Oil prices hovered below $92 a barrel Thursday after signs of improving U.S. demand and rising interest from financial investors pushed crude to a two-year high.
By early afternoon in Europe, benchmark oil for February delivery was down 12 cents to $91.74 a barrel in electronic trading on the New York Mercantile Exchange.
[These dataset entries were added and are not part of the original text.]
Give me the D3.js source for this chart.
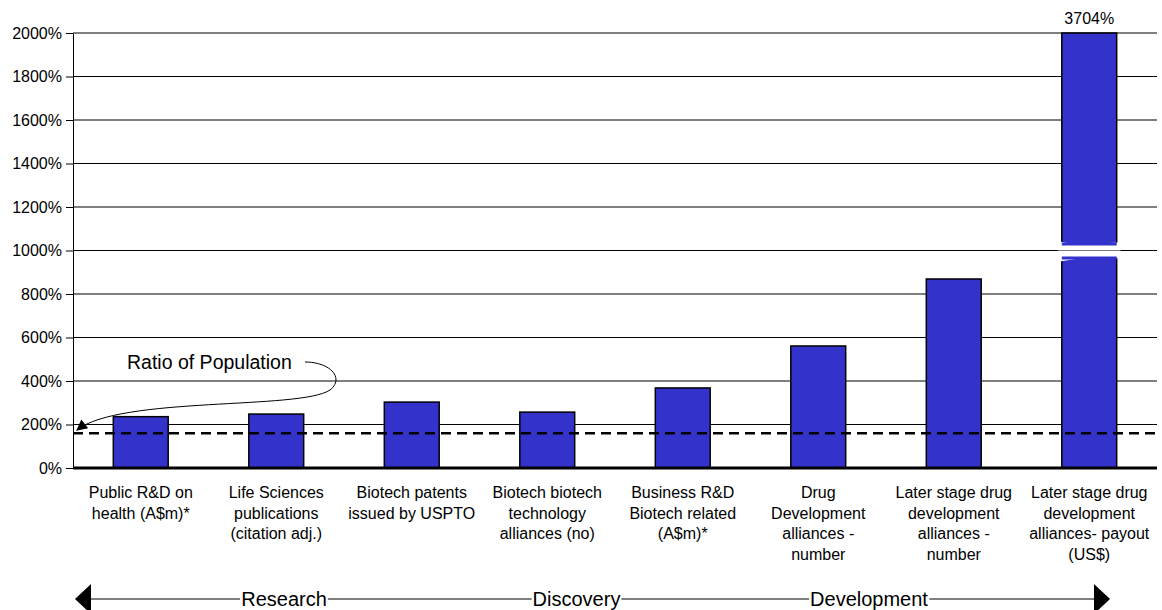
<!DOCTYPE html>
<html>
<head>
<meta charset="utf-8">
<script src="https://cdn.jsdelivr.net/npm/d3@7"></script>
<style>
  body { margin: 0; background: #fff; }
  text { font-family: "Liberation Sans", Arial, sans-serif; fill: #000; }
</style>
</head>
<body>
<div id="chart"></div>
<script>
// categories (multi-line labels)
var categories = [
  ["Public R&D on", "health (A$m)*"],
  ["Life Sciences", "publications", "(citation adj.)"],
  ["Biotech patents", "issued by USPTO"],
  ["Biotech biotech", "technology", "alliances (no)"],
  ["Business R&D", "Biotech related", "(A$m)*"],
  ["Drug", "Development", "alliances -", "number"],
  ["Later stage drug", "development", "alliances -", "number"],
  ["Later stage drug", "development", "alliances- payout", "(US$)"]
];
// values in percent
var values = [236, 248, 303, 257, 368, 561, 869, 3704];
var populationRatio = 160;
var yTicks = [0, 200, 400, 600, 800, 1000, 1200, 1400, 1600, 1800, 2000];
var stages = ["Research", "Discovery", "Development"];

var W = 1162, H = 610;
var margin = {top: 33, right: 5, bottom: 142, left: 73},
    width = W - margin.left - margin.right,
    height = H - margin.top - margin.bottom;

var svg = d3.select("#chart").append("svg")
    .attr("width", W).attr("height", H);
var g = svg.append("g")
    .attr("transform", "translate(" + margin.left + "," + margin.top + ")");

var x = d3.scaleBand().domain(d3.range(categories.length))
    .range([0, width]).paddingInner(0.595).paddingOuter(0.2975);
var y = d3.scaleLinear().domain([0, 2000]).range([height, 0]);

// gridlines
g.selectAll(".grid").data(yTicks.slice(1)).enter().append("line")
    .attr("x1", 0).attr("x2", width)
    .attr("y1", d => y(d)).attr("y2", d => y(d))
    .attr("stroke", "#000").attr("stroke-width", 1);

// y axis
var yAxis = g.append("g")
    .call(d3.axisLeft(y).tickValues(yTicks).tickFormat(d => d + "%").tickSize(7).tickSizeOuter(0));
yAxis.select(".domain").attr("stroke", "#000");
yAxis.selectAll("text").style("font-size", "16px").attr("x", -11);

// bars
var cap = 2000;
g.selectAll(".bar").data(values).enter().append("rect")
    .attr("x", (d, i) => x(i))
    .attr("width", x.bandwidth())
    .attr("y", d => y(Math.min(d, cap)))
    .attr("height", d => height - y(Math.min(d, cap)))
    .attr("fill", "#3333CC").attr("stroke", "#000").attr("stroke-width", 1.5);

// axis break on the big bar
var bi = values.length - 1, bx0 = x(bi) - 2, bx1 = x(bi) + x.bandwidth() + 2;
var yb = y(1000);
g.append("path")
    .attr("d", "M" + bx0 + "," + (yb - 9) +
      " C" + (bx0 + 20) + "," + (yb - 4) + " " + (bx1 - 25) + "," + (yb - 7) + " " + bx1 + "," + (yb - 8) +
      " L" + bx1 + "," + (yb + 8) +
      " C" + (bx1 - 20) + "," + (yb + 5) + " " + (bx0 + 25) + "," + (yb + 7) + " " + bx0 + "," + (yb + 11) + " Z")
    .attr("fill", "#fff");
g.append("line").attr("x1", bx0 - 2).attr("x2", bx1 + 2)
    .attr("y1", yb).attr("y2", yb).attr("stroke", "#777").attr("stroke-width", 1);
g.append("rect").attr("x", x(bi)).attr("width", x.bandwidth())
    .attr("y", yb - 8).attr("height", 3).attr("fill", "#3333CC");
g.append("rect").attr("x", x(bi)).attr("width", x.bandwidth())
    .attr("y", yb + 6).attr("height", 3).attr("fill", "#3333CC");

// value label for the off-scale bar
g.append("text")
    .attr("x", x(bi) + x.bandwidth() / 2).attr("y", -9)
    .attr("text-anchor", "middle").style("font-size", "16px")
    .text(values[bi] + "%");

// baseline
g.append("line").attr("x1", 0).attr("x2", width)
    .attr("y1", y(0)).attr("y2", y(0))
    .attr("stroke", "#000").attr("stroke-width", 3);

// population ratio dashed line
g.append("line").attr("x1", 0).attr("x2", width)
    .attr("y1", y(populationRatio)).attr("y2", y(populationRatio))
    .attr("stroke", "#000").attr("stroke-width", 2.5).attr("stroke-dasharray", "10,6");

// annotation
svg.append("defs").append("marker")
    .attr("id", "ah").attr("viewBox", "0 0 10 10").attr("refX", 9).attr("refY", 5)
    .attr("markerWidth", 14).attr("markerHeight", 11).attr("orient", "auto")
    .attr("markerUnits", "userSpaceOnUse")
  .append("path").attr("d", "M0,0 L10,5 L0,10 Z").attr("fill", "#000");
g.append("text")
    .attr("x", 127 - margin.left).attr("y", 369 - margin.top)
    .style("font-size", "19.5px").text("Ratio of Population");
g.append("path")
    .attr("d", "M" + (305 - margin.left) + "," + (362 - margin.top) +
      " C" + (330 - margin.left) + "," + (362 - margin.top) + " " + (345 - margin.left) + "," + (378 - margin.top) + " " + (330 - margin.left) + "," + (390 - margin.top) +
      " C" + (300 - margin.left) + "," + (410 - margin.top) + " " + (120 - margin.left) + "," + (396 - margin.top) + " " + (77 - margin.left) + "," + (430 - margin.top))
    .attr("fill", "none").attr("stroke", "#000").attr("stroke-width", 1)
    .attr("marker-end", "url(#ah)");

// category labels
var lab = g.selectAll(".cat").data(categories).enter().append("text")
    .attr("text-anchor", "middle").style("font-size", "16px")
    .attr("transform", (d, i) => "translate(" + (x(i) + x.bandwidth() / 2) + "," + (height + 30) + ")");
lab.selectAll("tspan").data(d => d).enter().append("tspan")
    .attr("x", 0).attr("dy", (d, i) => i === 0 ? 0 : 20.7).text(d => d);

// stage arrow
var ay = 599, ax0 = 75, ax1 = 1110, aw = 16, ah = 15;
var stageX = d3.scalePoint().domain(stages).range([284, 869]);
svg.append("line").attr("x1", ax0 + 12).attr("x2", ax1 - 12)
    .attr("y1", ay).attr("y2", ay).attr("stroke", "#000").attr("stroke-width", 1.2);
svg.append("path").attr("d", "M" + ax0 + "," + ay + " L" + (ax0 + aw) + "," + (ay - ah) + " L" + (ax0 + aw) + "," + (ay + ah) + " Z");
svg.append("path").attr("d", "M" + ax1 + "," + ay + " L" + (ax1 - aw) + "," + (ay - ah) + " L" + (ax1 - aw) + "," + (ay + ah) + " Z");
var st = svg.selectAll(".stage").data(stages).enter().append("g")
    .attr("transform", d => "translate(" + stageX(d) + "," + ay + ")");
st.append("text").attr("text-anchor", "middle").attr("dy", "0.35em")
    .style("font-size", "20px").text(d => d)
    .each(function() {
      var b = this.getBBox();
      d3.select(this.parentNode).insert("rect", "text")
        .attr("x", b.x - 1).attr("y", b.y + 3).attr("width", b.width + 2).attr("height", b.height - 6)
        .attr("fill", "#fff");
    });
</script>
</body>
</html>
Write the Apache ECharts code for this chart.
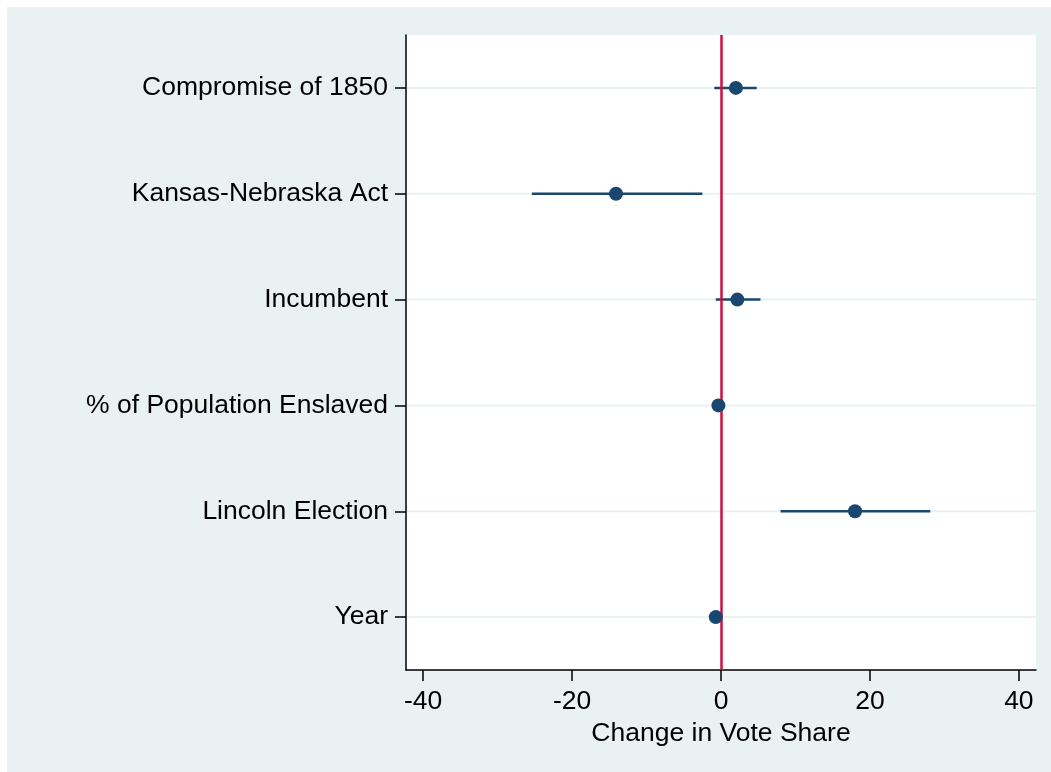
<!DOCTYPE html>
<html>
<head>
<meta charset="utf-8">
<script src="https://cdn.jsdelivr.net/npm/echarts@6/dist/echarts.min.js"></script>
<style>
  html, body { margin: 0; padding: 0; background: #fff; }
  #chart { width: 1051px; height: 772px; }
</style>
</head>
<body>
<div id="chart"></div>
<script>
var chart = echarts.init(document.getElementById('chart'));

// 系数及置信区间
var variables = ['Compromise of 1850', 'Kansas-Nebraska Act', 'Incumbent',
                 '% of Population Enslaved', 'Lincoln Election', 'Year'];
var coef  = [2.0, -14.1, 2.2, -0.35, 18.0, -0.7];
var lower = [-0.9, -25.4, -0.7, -0.6, 8.0, -0.9];
var upper = [4.8, -2.5, 5.3, -0.1, 28.1, -0.5];
var xTicks = [-40, -20, 0, 20, 40];

var bgColor = '#EAF1F3';
var navy = '#1A476F';
var font = 'Liberation Sans, Arial, sans-serif';

var ciData = variables.map(function (v, i) { return [lower[i], upper[i], i]; });
var pointData = variables.map(function (v, i) { return [coef[i], i]; });
var gridData = variables.map(function (v, i) { return [i]; });

option = {
    backgroundColor: '#fff',
    animation: false,
    graphic: [{
        type: 'rect',
        left: 7, top: 7,
        shape: { width: 1044, height: 765 },
        style: { fill: bgColor },
        z: -10
    }],
    grid: {
        left: 406, right: 15, top: 35, bottom: 102,
        show: true, backgroundColor: '#fff', borderWidth: 0
    },
    xAxis: {
        type: 'value',
        min: -42.3, max: 42.3,
        name: 'Change in Vote Share',
        nameLocation: 'middle',
        nameGap: 40,
        nameTextStyle: { color: '#000', fontSize: 26.5, fontFamily: font },
        axisLine: { show: true, onZero: false, lineStyle: { color: '#000', width: 1.5 } },
        axisTick: { show: true, length: 11, customValues: xTicks, lineStyle: { color: '#000', width: 1.5 } },
        axisLabel: { customValues: xTicks, color: '#000', fontSize: 26.5, fontFamily: font, margin: 18 },
        splitLine: { show: false }
    },
    yAxis: {
        type: 'category',
        data: variables,
        inverse: true,
        boundaryGap: true,
        axisLine: { show: true, onZero: false, lineStyle: { color: '#000', width: 1.5 } },
        axisTick: { show: true, alignWithLabel: true, length: 11, lineStyle: { color: '#000', width: 1.5 } },
        axisLabel: { color: '#000', fontSize: 26.5, fontFamily: font, margin: 18, padding: [5, 0, 0, 0] },
        splitLine: { show: false }
    },
    series: [
        {
            // 横向网格线
            type: 'custom',
            silent: true,
            z: 1,
            renderItem: function (params, api) {
                var p = api.coord([0, api.value(0)]);
                var cs = params.coordSys;
                return {
                    type: 'line',
                    shape: { x1: cs.x + 1, y1: p[1], x2: cs.x + cs.width, y2: p[1] },
                    style: { stroke: bgColor, lineWidth: 2 }
                };
            },
            encode: { y: 0 },
            data: gridData
        },
        {
            // 置信区间
            type: 'custom',
            z: 3,
            renderItem: function (params, api) {
                var a = api.coord([api.value(0), api.value(2)]);
                var b = api.coord([api.value(1), api.value(2)]);
                return {
                    type: 'line',
                    shape: { x1: a[0], y1: a[1], x2: b[0], y2: b[1] },
                    style: { stroke: navy, lineWidth: 2.5 }
                };
            },
            encode: { x: [0, 1], y: 2 },
            data: ciData
        },
        {
            type: 'scatter',
            z: 5,
            symbolSize: 14,
            itemStyle: { color: navy, opacity: 1 },
            data: pointData,
            markLine: {
                silent: true,
                symbol: 'none',
                label: { show: false },
                lineStyle: { color: '#CC1040', width: 2.5, type: 'solid' },
                data: [{ xAxis: 0 }]
            }
        }
    ]
};

chart.setOption(option);
</script>
</body>
</html>
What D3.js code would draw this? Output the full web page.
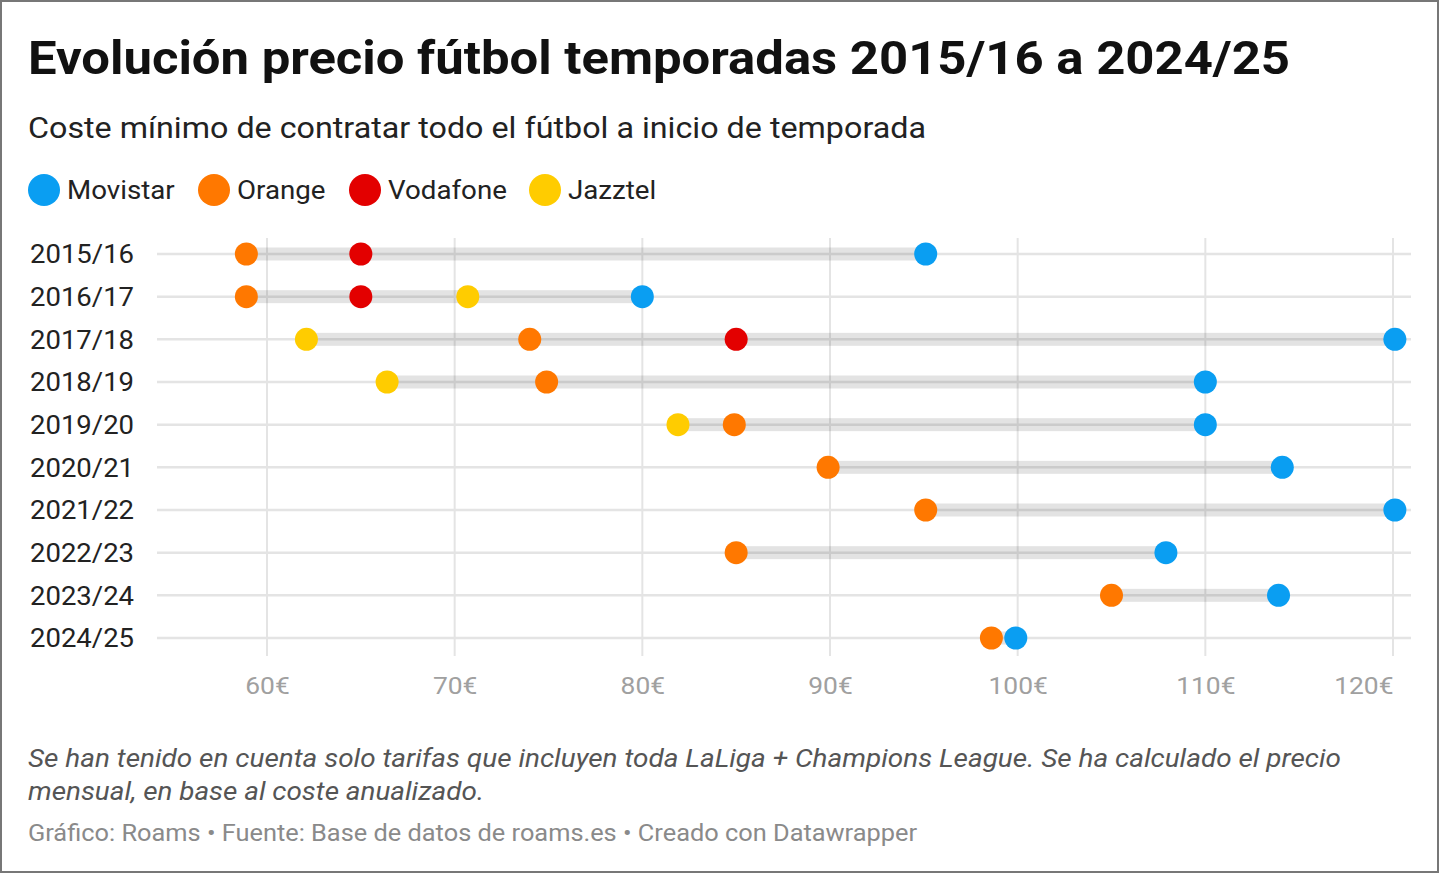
<!DOCTYPE html>
<html><head><meta charset="utf-8">
<script src="https://cdn.jsdelivr.net/npm/d3@7"></script>
<style>
html,body{margin:0;padding:0;background:#fff;}
svg{display:block;font-family:Roboto,"Noto Sans",sans-serif;}
</style></head>
<body>
<svg id="chart" width="1440" height="873"></svg>
<script>
const seasons = ["2015/16","2016/17","2017/18","2018/19","2019/20","2020/21","2021/22","2022/23","2023/24","2024/25"];
const movistar = [95.1, 80.0, 120.1, 110.0, 110.0, 114.1, 120.1, 107.9, 113.9, 99.9];
const orange   = [58.9, 58.9, 74.0, 74.9, 84.9, 89.9, 95.1, 85.0, 105.0, 98.6];
const vodafone = [65.0, 65.0, 85.0, null, null, null, null, null, null, null];
const jazztel  = [null, 70.7, 62.1, 66.4, 81.9, null, null, null, null, null];
const seriesNames = ["Movistar","Orange","Vodafone","Jazztel"];
const seriesColors = ["#0a9ef2","#ff7800","#e30000","#ffcc00"];
const xTicks = [60,70,80,90,100,110,120];

const seriesData = [movistar, orange, vodafone, jazztel];
const svg = d3.select("#chart");

function stretch(sel, f){
  sel.each(function(){
    const w = this.getComputedTextLength();
    d3.select(this).attr("textLength", w*f).attr("lengthAdjust","spacingAndGlyphs");
  });
  return sel;
}
function fit(sel, width){
  return sel.attr("textLength", width).attr("lengthAdjust","spacingAndGlyphs");
}

// border
svg.append("rect").attr("x",1).attr("y",1).attr("width",1437).attr("height",871)
  .attr("fill","none").attr("stroke","#777").attr("stroke-width",2);

fit(svg.append("text").attr("x",28).attr("y",74).attr("font-size",46).attr("font-weight",700)
  .attr("fill","#111").text("Evolución precio fútbol temporadas 2015/16 a 2024/25"), 1262);
fit(svg.append("text").attr("x",28).attr("y",138).attr("font-size",30)
  .attr("fill","#222").text("Coste mínimo de contratar todo el fútbol a inicio de temporada"), 898);

// legend
const legendX = [44, 214, 365, 545];
const lg = svg.append("g");
seriesNames.forEach((n,i)=>{
  lg.append("circle").attr("cx",legendX[i]).attr("cy",190).attr("r",16).attr("fill",seriesColors[i]);
  stretch(lg.append("text").attr("x",legendX[i]+23).attr("y",199).attr("font-size",26).attr("fill","#222").text(n), 1.065);
});

const x = d3.scaleLinear().domain([60,120]).range([267,1393]);
const y = d3.scalePoint().domain(seasons).range([254,638]);

// vertical grid
svg.append("g").selectAll("line").data(xTicks).join("line")
  .attr("x1",d=>x(d)).attr("x2",d=>x(d)).attr("y1",238).attr("y2",656)
  .attr("stroke","#e4e4e4").attr("stroke-width",2);
// horizontal grid
svg.append("g").selectAll("line").data(seasons).join("line")
  .attr("x1",157).attr("x2",1411).attr("y1",d=>y(d)).attr("y2",d=>y(d))
  .attr("stroke","#e4e4e4").attr("stroke-width",2.5);

// x axis labels
const xAxis = d3.axisBottom(x).tickValues(xTicks).tickFormat(d=>d+"€").tickSize(0).tickPadding(0);
const ax = svg.append("g").attr("transform","translate(0,694)").call(xAxis);
ax.select(".domain").remove();
ax.selectAll("text").attr("font-size",24).attr("fill","#a0a0a0").attr("font-family","Roboto").attr("dy",0);
ax.selectAll(".tick").filter(d=>d===120).select("text").attr("text-anchor","end");
stretch(ax.selectAll("text"), 1.1);

// y labels
const yAxis = d3.axisLeft(y).tickSize(0).tickPadding(0);
const ay = svg.append("g").attr("transform","translate(30,0)").call(yAxis);
ay.select(".domain").remove();
ay.selectAll("text").attr("text-anchor","start").attr("font-size",25).attr("fill","#222")
  .attr("font-family","Roboto").attr("dy","0.35em");
stretch(ay.selectAll("text"), 1.1);

// range bars
const rows = seasons.map((s,i)=>{
  const vals = seriesData.map(a=>a[i]).filter(v=>v!=null);
  return {s, min:d3.min(vals), max:d3.max(vals)};
});
svg.append("g").selectAll("rect").data(rows).join("rect")
  .attr("x",d=>x(d.min)).attr("width",d=>x(d.max)-x(d.min))
  .attr("y",d=>y(d.s)-6.5).attr("height",13).attr("fill","rgba(0,0,0,0.11)");

// dots
const dots = [];
seriesData.forEach((arr,k)=>arr.forEach((v,i)=>{ if(v!=null) dots.push({s:seasons[i],v,k}); }));
svg.append("g").selectAll("circle").data(dots).join("circle")
  .attr("cx",d=>x(d.v)).attr("cy",d=>y(d.s)).attr("r",11.5)
  .attr("fill",d=>seriesColors[d.k]);

// notes
fit(svg.append("text").attr("x",28).attr("y",767).attr("font-size",25).attr("font-style","italic")
  .attr("fill","#555").text("Se han tenido en cuenta solo tarifas que incluyen toda LaLiga + Champions League. Se ha calculado el precio"), 1313);
fit(svg.append("text").attr("x",28).attr("y",800).attr("font-size",25).attr("font-style","italic")
  .attr("fill","#555").text("mensual, en base al coste anualizado."), 456);
fit(svg.append("text").attr("x",28).attr("y",841).attr("font-size",23)
  .attr("fill","#8a8a8a").text("Gráfico: Roams • Fuente: Base de datos de roams.es • Creado con Datawrapper"), 889);
</script>
</body></html>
Crude gained 75 cents to settle at $91.86 on Wednesday, the highest settlement price since October 2008.
The Energy Department said U.S. commercial crude supplies fell by 2.2 million barrels to 333.1 million barrels last week while analysts surveyed by Platts, the energy information arm of McGraw-Hill Cos., expected a decline of only 300,000 barrels.
Crude inventories have fallen six straight weeks, suggesting U.S. consumption is strengthening.
“Economic optimism, growing risk appetite and friendly equity markets are causing prices to rise,” said a report from Commerzbank in Frankfurt. “The closeness to the psychologically important mark of $100 should additionally stir the interest of financial investors.”
While the dollar slipped slightly against the euro on Thursday and in turn made crude cheaper for non-dollar investors, experts suggested factors outside the fundamentals of supply and demand could start to hamper oil prices.
“Although the momentum suggests a further rise in prices in the near term, there is still substantial downside potential for prices as soon as sentiment changes on the financial markets,” Commerzbank said, while analysts at MF Global in New York listed rate hikes in emerging markets and a stronger dollar among the possible risks.
Traders are also watching closely the restart of the 800-mile (1,287-kilometer) trans-Alaskan pipeline. Alyeska Pipeline Co., which manages the line, said about 400,000 barrels a day began flowing Wednesday, about two-thirds of the 620,000 that was delivered before a leak shut the line down Saturday.
Officials wanted to partially restart the pipeline out of concerns that ice was forming in the line and wax from the oil was accumulating during the prolonged shutdown.
However, oil continues to seep into the basement of the booster pump building near a Prudhoe Bay pump station, and a bypass pipe to circumvent the leak is still days away from being installed.
“Continued uncertainties related to the recent Alaska pipeline outage are still demanding of some risk premium in the market that is unlikely to dissipate until permanent capacity flows are resumed,” Ritterbusch and Associates said in a report. “There is still a possibility of glitches as the damaged portion of the pipeline is bypassed amidst cold weather conditions.”
In other Nymex trading in February contracts, heating oil was down 0.27 cent at $2.6159 a gallon while gasoline futures rose 0.22 cent to $2.4653 per gallon. February natural gas futures slid 6 cents to $4.47 per 1,000 cubic feet.
In London, Brent crude was up 19 cents to $98.31 a barrel on the ICE Futures exchange.